Past Event
Director Series

"The Economic Origins of Populism: Why have the US and UK Been so Badly Affected?” Belfer Center Director's Seminar with Martin Wolf

RSVP Required Harvard Faculty, Fellows, Staff, and Students

The Belfer Center for Science and International Affairs will host a Director's Seminar with Martin Wolf, Chief Economic Commentator, Financial Times on "The Economic Origins of Populism: Why Have the US and UK Been so Badly Affected?” in the Belfer Center Library (L369).

 

 

About

Martin Wolf is Associate Editor and Chief Economics Commentator at the Financial Times, London. He was awarded the CBE (Commander of the British Empire) in 2000 for services to financial journalism. He was a member of the UK government’s Independent Commission on Banking between June 2010 and September 2011. Mr. Wolf was made a Doctor of Science (Econ), honoris causa, by the London School of Economics in 2006 and a Doctor of Science, honoris causa, by Warwick University, in 2009. He is an honorary fellow of Nuffield College, Oxford University and of King’s College, London.

 

Mr. Wolf won the Ludwig Erhard Prize for economic commentary for 2009. He won “Commentariat of the Year 2009” at the Comment Awards, sponsored by Editorial Intelligence. He was placed 15th in Foreign Policy’s list of the “Top 100 Global Thinkers” in December 2009 and 37th in the same list for 2010. He was joint winner of the 2009 award for columns in “giant newspapers” at the 15th annual Best in Business Journalism competition of The Society of American Business Editors and Writers.
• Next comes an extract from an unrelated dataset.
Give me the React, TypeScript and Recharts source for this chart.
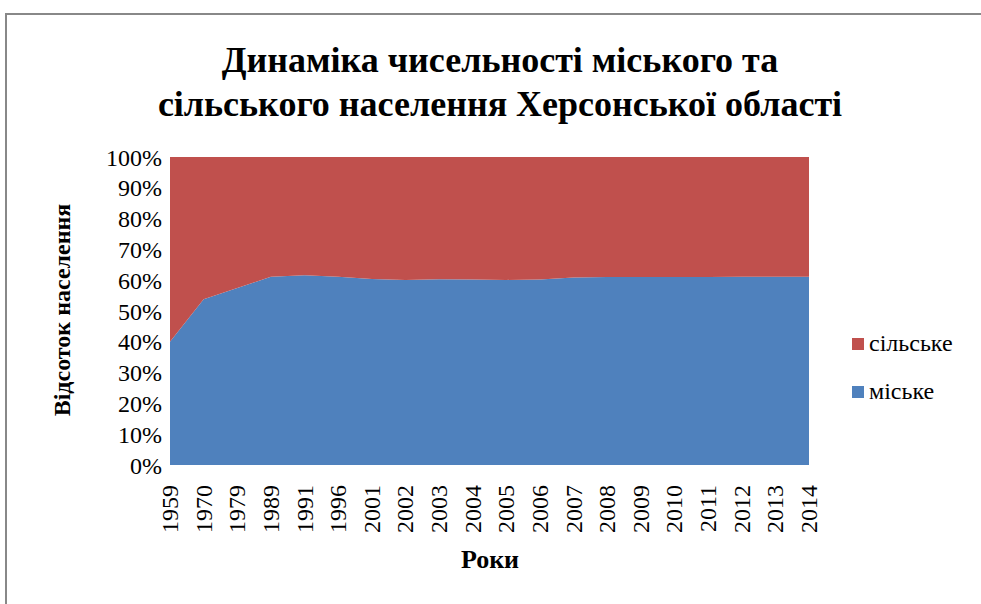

He won the 33rd Ischia International Journalism Prize in 2012. He won the Overseas Press Club of America’s prize for “best commentary on international news in any medium” for 2013.

His most recent publications are Why Globalization Works (Yale University Press, 2004), Fixing Global Finance (Washington D.C: Johns Hopkins University Press, and London: Yale University Press, 2008 and 2010) and The Shifts and The Shocks: What we’ve learned – and have still to learn – from the financial crisis (London and New York: Allen Lane, 2014).